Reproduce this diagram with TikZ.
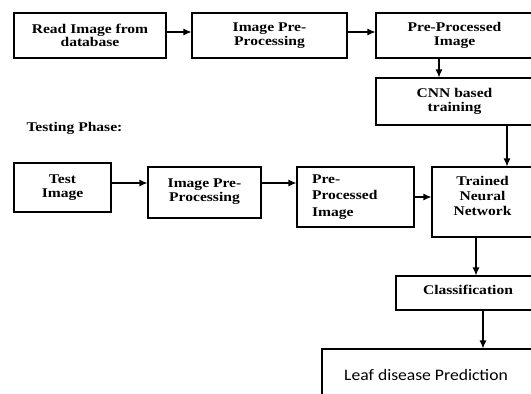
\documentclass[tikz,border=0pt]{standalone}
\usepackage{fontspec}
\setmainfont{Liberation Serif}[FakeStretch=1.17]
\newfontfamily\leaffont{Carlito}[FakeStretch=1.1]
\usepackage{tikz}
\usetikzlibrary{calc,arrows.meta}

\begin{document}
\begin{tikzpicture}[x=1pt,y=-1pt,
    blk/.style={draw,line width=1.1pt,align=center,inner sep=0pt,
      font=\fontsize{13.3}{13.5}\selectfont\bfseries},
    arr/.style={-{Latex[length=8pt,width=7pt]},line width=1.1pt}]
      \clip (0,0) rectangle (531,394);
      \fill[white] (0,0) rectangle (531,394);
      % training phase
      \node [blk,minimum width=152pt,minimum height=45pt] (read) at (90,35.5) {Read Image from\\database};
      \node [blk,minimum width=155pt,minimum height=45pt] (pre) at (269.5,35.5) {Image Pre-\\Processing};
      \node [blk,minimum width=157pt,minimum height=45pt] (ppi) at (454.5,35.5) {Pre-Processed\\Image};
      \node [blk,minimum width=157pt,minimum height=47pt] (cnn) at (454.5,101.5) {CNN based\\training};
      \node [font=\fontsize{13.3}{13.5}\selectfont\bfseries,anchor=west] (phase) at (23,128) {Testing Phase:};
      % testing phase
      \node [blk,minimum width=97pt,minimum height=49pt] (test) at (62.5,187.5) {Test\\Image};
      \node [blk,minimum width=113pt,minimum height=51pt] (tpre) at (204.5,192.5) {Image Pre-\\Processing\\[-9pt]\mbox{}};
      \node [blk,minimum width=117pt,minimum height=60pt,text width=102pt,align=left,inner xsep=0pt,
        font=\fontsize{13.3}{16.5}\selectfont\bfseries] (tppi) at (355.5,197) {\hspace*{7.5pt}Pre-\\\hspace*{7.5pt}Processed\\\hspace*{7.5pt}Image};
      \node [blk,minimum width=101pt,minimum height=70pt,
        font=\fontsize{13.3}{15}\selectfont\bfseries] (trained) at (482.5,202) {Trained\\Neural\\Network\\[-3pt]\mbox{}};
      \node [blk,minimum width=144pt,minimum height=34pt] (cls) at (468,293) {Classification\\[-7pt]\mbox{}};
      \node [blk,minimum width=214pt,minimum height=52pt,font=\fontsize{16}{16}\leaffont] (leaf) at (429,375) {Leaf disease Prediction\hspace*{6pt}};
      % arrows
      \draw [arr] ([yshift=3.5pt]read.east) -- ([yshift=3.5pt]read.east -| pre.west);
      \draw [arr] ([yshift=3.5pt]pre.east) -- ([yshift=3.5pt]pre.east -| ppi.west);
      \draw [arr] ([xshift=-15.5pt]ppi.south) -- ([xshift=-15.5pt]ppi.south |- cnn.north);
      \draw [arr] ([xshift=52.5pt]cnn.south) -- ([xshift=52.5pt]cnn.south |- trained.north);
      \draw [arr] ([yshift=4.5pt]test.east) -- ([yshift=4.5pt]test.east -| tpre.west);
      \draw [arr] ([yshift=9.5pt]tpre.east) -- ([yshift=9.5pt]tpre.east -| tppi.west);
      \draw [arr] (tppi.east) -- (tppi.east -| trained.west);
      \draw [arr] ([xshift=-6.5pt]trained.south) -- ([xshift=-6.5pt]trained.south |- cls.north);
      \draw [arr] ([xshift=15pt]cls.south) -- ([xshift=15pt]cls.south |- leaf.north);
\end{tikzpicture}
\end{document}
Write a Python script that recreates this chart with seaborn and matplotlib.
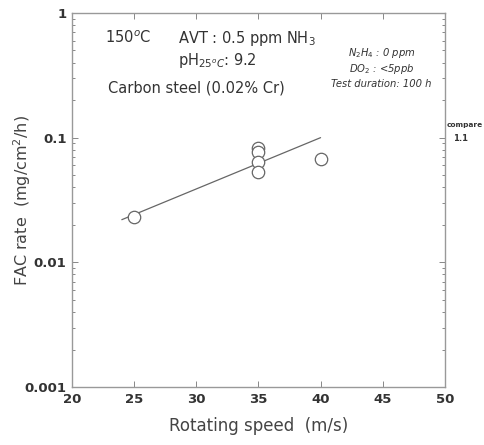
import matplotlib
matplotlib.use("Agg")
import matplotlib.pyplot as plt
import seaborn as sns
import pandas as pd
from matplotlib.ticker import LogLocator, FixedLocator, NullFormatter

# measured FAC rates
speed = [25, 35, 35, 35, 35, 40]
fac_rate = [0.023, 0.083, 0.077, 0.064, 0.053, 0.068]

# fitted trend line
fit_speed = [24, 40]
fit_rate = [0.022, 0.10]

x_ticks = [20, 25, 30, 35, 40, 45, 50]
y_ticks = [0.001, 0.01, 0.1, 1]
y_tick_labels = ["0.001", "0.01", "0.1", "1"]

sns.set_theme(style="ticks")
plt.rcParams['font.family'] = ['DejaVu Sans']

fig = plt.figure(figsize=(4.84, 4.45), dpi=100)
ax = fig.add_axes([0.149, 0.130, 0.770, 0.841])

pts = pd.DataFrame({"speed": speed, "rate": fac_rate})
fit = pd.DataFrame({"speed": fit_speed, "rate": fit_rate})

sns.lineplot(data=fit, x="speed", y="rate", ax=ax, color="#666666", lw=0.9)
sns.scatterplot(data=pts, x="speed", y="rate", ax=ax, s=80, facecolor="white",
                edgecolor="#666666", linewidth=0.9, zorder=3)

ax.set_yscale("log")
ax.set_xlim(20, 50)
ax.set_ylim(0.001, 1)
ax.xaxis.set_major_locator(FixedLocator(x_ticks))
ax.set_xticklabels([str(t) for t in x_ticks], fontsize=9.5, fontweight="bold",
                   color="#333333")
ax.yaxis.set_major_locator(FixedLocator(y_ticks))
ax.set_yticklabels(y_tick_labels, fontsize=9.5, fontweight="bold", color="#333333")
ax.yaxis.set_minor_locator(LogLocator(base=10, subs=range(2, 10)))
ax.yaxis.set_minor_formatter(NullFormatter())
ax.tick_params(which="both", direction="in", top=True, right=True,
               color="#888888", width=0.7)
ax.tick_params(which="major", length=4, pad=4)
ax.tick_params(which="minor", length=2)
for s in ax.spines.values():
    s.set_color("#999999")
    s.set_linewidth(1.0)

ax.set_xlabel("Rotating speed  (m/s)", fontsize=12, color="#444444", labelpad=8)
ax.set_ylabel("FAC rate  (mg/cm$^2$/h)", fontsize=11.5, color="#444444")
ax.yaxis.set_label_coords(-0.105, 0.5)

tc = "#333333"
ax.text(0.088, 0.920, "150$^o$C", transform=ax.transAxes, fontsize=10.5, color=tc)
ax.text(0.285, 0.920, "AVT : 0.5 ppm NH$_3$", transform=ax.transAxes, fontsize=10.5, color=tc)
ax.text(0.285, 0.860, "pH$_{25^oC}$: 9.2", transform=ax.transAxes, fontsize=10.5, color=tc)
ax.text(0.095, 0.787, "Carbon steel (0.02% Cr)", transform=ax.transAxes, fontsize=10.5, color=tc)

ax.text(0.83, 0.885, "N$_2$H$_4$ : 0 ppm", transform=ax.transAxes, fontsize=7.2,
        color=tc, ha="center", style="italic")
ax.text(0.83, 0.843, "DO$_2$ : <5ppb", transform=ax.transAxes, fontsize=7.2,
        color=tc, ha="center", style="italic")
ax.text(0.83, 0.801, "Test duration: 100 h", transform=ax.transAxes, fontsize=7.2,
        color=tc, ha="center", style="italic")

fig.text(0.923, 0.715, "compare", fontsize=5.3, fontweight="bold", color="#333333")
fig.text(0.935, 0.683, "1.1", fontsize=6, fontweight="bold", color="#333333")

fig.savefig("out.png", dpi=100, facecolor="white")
===============
** Aim of the task **
The first line to copy holds "Write a Python", and the last holds "from matplotlib.ticker import". Copy them and the lines between exactly, leaving out pictures.

** Solution **
Write a Python script that recreates this chart with seaborn and matplotlib.
import matplotlib
matplotlib.use("Agg")
import matplotlib.pyplot as plt
import seaborn as sns
import pandas as pd
from matplotlib.ticker import LogLocator, FixedLocator, NullFormatter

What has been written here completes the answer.